Learjet crashes on foggy takeoff
LEARJET 25, ITHACA, N.Y., AUG. 24, 2001–Investigators are delving into the circumstances that caused a Learjet to crash into a fence on takeoff from the Tompkins County Airport in Ithaca. The flight lasted only seconds and the business jet came to rest less than half a mile from the departure end of Runway 32. Both of the ATP-rated pilots perished.
Originating in the predawn hours from Newark, N.J., the jet arrived at Ithaca at 0430 for fuel and cargo. One pilot filed an IFR flight plan and shortly before 0600 the crew departed for Jackson, Mich. A certified meteorologist reported the weather at 0550 as 100 ft overcast and half a mile visibility in fog. The wind was calm and the temperature and dew point were matched at 17 deg C.
One witness heard the jet’s engines spool up while he was walking across a ramp area south of the runway. He could see only the strobe lights through the fog but was able to see the rotation near the midpoint of the 6,600-ft runway. He estimated he lost sight of the jet about 150 ft in the air in a steep climb.

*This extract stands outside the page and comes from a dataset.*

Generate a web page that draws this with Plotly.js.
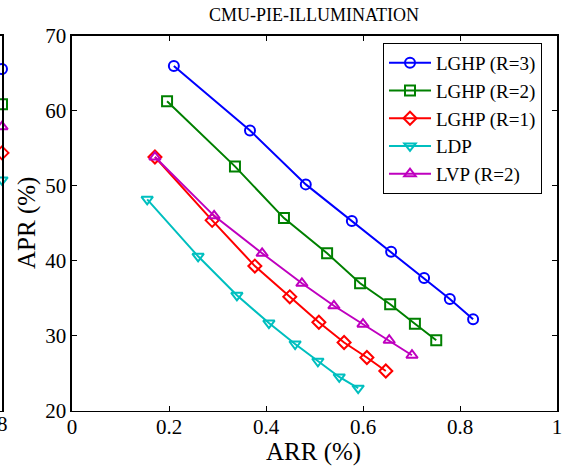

Seconds later the witness heard a loud “bang” and felt what must have been the concussion as the jet hit the ground.
Investigators found the wreckage almost half a mile from the end of the runway. The perimeter fence stood about 1,000 ft off the end of the runway, and the jet took out at least a 60-ft section. It also sheared four vertical poles from the ground with the outside poles, causing damage between two and five feet above the ground. Investigators did not find any ground scars or wreckage between the runway’s end and the fence. A path of burned grass about a foot wide, began at the base of the fence and continued for another 30 ft.
Ground scars emerged some 25 ft beyond the fence on the shoulder of a county road that crossed the jet’s trajectory. Blue paint transferred onto the fence and the road; fuel and aircraft parts were found on the road as well. The debris path continued for another 900 ft, intersecting a second road.
Investigators found the left main landing gear in the retracted position and the actuator in the extended position. The right main landing gear and actuator were retracted. In the cockpit, they found the landing gear and flap selectors in the retracted positions. Investigators discovered the right elevator deflected upward about 45 deg and the left side upward about 20 deg. The rudder sat out to the right about 35 deg.
Due to the Learjet’s cargo configuration, investigators were under the initial impression there was no CVR and didn’t search for it. To the contrary, maintenance records revealed work done on the unit last December. The investigator in charge dispatched a new search team early last month that found the recorder.
The aircraft was operated by Ameristar Jet Charter of Addison, Texas. Further examination of the aircraft’s engines and systems is under way.